— START —
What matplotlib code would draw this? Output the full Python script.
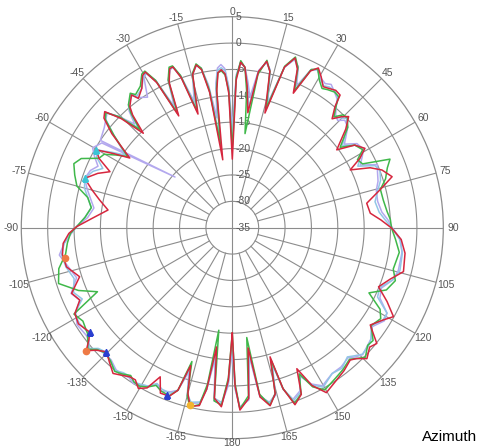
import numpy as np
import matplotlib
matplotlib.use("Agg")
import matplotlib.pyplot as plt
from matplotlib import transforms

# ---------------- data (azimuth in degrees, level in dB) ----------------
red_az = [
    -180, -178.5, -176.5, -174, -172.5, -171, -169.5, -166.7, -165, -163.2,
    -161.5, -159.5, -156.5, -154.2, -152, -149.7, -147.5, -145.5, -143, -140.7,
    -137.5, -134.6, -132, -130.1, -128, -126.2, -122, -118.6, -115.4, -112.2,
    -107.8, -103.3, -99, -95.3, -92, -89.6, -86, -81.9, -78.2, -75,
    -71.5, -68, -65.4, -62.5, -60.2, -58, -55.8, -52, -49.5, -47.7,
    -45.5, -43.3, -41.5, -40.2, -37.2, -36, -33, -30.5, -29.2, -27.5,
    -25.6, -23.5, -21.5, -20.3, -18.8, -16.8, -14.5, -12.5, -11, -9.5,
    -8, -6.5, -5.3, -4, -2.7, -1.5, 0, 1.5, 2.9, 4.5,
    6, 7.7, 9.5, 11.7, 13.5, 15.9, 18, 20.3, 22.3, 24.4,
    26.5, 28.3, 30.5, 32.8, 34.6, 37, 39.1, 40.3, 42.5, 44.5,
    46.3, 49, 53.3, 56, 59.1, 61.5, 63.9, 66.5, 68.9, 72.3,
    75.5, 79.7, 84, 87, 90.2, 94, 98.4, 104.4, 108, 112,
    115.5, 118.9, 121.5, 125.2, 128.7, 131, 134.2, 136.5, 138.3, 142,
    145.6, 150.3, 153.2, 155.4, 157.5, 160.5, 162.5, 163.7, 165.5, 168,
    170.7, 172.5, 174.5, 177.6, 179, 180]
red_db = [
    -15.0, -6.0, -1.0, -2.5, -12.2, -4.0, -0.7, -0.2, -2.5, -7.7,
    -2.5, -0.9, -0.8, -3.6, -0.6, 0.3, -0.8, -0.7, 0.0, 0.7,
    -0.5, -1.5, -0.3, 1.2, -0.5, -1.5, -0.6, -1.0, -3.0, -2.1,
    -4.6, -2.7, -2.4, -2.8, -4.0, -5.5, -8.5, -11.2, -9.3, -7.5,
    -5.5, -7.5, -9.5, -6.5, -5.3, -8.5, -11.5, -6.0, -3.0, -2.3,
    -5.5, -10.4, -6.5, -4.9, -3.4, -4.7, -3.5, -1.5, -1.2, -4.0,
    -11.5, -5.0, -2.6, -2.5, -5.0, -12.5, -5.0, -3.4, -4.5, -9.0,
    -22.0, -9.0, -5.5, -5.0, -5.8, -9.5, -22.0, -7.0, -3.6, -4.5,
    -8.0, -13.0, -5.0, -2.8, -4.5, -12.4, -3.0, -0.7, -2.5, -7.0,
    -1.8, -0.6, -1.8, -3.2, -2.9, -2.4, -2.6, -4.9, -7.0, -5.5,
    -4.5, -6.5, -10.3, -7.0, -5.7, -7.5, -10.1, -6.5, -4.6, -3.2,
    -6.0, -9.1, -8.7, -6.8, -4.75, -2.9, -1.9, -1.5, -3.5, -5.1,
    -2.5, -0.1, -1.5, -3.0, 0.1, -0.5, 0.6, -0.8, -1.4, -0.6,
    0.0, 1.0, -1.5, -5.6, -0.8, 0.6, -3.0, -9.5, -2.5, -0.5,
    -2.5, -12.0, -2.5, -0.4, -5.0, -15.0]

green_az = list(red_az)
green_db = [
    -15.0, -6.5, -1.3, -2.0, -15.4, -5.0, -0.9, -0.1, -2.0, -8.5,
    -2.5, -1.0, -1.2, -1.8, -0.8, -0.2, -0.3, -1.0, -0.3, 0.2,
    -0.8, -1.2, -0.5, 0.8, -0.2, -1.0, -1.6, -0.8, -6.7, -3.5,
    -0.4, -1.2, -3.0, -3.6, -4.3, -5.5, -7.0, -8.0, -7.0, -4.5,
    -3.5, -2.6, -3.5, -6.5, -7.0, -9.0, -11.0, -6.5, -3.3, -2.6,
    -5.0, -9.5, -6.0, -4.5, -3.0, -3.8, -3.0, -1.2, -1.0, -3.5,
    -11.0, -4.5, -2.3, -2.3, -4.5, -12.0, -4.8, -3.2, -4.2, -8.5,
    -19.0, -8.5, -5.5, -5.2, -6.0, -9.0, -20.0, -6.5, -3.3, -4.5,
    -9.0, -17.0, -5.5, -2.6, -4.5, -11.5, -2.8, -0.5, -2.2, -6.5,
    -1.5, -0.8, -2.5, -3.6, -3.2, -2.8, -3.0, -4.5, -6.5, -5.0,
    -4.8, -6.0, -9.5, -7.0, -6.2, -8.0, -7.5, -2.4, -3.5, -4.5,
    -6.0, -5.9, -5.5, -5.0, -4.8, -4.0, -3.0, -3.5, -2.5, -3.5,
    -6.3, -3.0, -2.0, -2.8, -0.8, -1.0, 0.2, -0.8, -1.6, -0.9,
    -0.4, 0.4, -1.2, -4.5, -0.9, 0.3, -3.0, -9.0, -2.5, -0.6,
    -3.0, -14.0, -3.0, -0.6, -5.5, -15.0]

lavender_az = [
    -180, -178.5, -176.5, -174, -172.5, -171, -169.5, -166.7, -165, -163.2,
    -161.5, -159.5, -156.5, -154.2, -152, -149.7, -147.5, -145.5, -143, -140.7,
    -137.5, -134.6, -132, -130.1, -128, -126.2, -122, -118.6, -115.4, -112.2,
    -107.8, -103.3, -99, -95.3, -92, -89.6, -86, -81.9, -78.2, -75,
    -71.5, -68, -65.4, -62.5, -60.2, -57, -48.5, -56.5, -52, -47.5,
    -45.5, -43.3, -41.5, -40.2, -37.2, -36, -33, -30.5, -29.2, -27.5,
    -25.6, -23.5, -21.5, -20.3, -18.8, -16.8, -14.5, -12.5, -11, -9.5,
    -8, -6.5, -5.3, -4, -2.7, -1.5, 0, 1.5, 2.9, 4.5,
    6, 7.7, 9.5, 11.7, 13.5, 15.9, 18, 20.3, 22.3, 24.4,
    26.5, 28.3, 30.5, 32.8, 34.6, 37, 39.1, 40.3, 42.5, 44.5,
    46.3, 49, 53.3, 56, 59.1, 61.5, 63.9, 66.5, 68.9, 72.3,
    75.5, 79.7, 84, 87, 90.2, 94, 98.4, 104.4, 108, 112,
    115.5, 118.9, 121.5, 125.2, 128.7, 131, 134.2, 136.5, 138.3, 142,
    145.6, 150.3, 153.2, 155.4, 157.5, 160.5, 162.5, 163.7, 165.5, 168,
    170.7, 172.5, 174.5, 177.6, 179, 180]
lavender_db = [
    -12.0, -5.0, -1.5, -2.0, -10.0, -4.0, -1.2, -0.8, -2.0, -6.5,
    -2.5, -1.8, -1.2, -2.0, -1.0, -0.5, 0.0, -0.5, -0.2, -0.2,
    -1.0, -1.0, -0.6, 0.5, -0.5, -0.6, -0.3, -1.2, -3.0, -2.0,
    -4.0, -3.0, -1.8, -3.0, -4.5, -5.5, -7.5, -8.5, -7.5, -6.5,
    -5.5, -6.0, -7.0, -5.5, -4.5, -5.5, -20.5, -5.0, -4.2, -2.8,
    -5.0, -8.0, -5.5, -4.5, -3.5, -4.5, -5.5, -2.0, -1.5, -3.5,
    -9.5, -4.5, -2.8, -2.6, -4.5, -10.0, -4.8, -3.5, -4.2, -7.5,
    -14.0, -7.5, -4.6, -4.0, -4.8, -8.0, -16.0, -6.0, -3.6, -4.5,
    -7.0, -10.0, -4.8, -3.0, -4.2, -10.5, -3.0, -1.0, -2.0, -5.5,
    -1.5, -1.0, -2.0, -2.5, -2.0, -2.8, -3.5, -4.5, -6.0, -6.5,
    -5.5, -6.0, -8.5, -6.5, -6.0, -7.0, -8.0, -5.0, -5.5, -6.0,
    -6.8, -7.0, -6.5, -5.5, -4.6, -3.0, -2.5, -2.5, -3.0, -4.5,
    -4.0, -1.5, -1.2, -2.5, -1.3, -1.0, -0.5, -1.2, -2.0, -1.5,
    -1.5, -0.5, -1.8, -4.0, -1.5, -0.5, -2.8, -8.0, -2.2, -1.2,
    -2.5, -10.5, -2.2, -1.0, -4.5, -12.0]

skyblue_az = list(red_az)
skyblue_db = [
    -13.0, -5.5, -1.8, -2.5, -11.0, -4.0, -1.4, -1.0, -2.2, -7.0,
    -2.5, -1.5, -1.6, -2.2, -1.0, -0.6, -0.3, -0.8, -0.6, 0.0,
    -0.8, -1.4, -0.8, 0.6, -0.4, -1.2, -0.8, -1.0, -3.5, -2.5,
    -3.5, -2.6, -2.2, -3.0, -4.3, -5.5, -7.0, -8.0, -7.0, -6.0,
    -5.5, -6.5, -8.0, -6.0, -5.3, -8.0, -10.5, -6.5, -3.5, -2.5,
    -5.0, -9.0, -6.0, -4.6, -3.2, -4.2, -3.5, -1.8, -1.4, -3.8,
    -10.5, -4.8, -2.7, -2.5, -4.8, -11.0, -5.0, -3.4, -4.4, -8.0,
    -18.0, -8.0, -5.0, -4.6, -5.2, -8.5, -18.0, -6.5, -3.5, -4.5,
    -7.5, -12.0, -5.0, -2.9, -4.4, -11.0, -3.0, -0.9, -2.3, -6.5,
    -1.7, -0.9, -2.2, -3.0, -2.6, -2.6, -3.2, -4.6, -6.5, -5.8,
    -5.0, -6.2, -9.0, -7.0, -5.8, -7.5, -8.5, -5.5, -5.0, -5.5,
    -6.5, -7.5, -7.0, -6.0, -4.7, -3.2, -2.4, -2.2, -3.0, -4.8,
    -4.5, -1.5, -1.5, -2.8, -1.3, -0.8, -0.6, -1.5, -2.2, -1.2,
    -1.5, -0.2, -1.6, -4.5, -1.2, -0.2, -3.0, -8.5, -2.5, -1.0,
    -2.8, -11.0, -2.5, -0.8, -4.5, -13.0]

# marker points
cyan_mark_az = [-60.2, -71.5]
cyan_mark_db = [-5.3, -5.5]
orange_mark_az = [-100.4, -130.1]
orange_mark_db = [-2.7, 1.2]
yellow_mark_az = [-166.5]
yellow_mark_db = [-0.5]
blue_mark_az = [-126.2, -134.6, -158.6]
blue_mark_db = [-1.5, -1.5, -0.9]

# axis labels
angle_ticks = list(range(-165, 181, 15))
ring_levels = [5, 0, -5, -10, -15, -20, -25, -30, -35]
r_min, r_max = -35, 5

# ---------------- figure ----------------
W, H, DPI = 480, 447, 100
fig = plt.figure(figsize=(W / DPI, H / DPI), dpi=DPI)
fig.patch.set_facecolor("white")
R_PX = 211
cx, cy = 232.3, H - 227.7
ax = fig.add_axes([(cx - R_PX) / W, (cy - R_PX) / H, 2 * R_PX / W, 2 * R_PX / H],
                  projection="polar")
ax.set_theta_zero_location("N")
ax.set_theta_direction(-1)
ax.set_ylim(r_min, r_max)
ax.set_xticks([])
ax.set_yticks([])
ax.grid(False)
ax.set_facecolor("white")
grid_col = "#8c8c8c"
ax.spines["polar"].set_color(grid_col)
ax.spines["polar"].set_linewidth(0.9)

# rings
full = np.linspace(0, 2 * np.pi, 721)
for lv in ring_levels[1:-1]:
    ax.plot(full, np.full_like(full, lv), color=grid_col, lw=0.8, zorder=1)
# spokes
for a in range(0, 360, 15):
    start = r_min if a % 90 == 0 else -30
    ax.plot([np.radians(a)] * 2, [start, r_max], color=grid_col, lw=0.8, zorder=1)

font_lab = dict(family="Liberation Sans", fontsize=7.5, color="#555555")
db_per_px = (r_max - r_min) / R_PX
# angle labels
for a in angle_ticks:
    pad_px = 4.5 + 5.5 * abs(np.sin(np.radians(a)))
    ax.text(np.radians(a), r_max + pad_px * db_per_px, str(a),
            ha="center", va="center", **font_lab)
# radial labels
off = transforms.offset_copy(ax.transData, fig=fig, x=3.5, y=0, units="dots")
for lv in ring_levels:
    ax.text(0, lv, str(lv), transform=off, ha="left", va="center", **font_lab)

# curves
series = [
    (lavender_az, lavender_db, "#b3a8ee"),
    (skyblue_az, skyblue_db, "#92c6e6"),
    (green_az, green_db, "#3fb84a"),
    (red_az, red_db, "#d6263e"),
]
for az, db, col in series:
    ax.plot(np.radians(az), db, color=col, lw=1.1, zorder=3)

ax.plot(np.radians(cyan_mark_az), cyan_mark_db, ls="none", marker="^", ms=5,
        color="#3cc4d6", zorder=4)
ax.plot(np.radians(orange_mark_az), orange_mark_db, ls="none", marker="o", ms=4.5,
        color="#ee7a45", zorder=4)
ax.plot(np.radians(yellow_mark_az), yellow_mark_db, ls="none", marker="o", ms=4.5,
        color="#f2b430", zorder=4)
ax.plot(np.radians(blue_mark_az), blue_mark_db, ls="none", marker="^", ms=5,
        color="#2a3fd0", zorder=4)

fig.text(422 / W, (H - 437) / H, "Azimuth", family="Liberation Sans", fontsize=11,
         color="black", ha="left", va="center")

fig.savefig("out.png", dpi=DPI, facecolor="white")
— END —
→ WHAT NEEDS TO BE DONE
Repeat only what lies between the start of the data and the end of the line containing "from matplotlib import transforms", exactly, with pictures left out.

→ EXERCISE RESULT
What matplotlib code would draw this? Output the full Python script.
import numpy as np
import matplotlib
matplotlib.use("Agg")
import matplotlib.pyplot as plt
from matplotlib import transforms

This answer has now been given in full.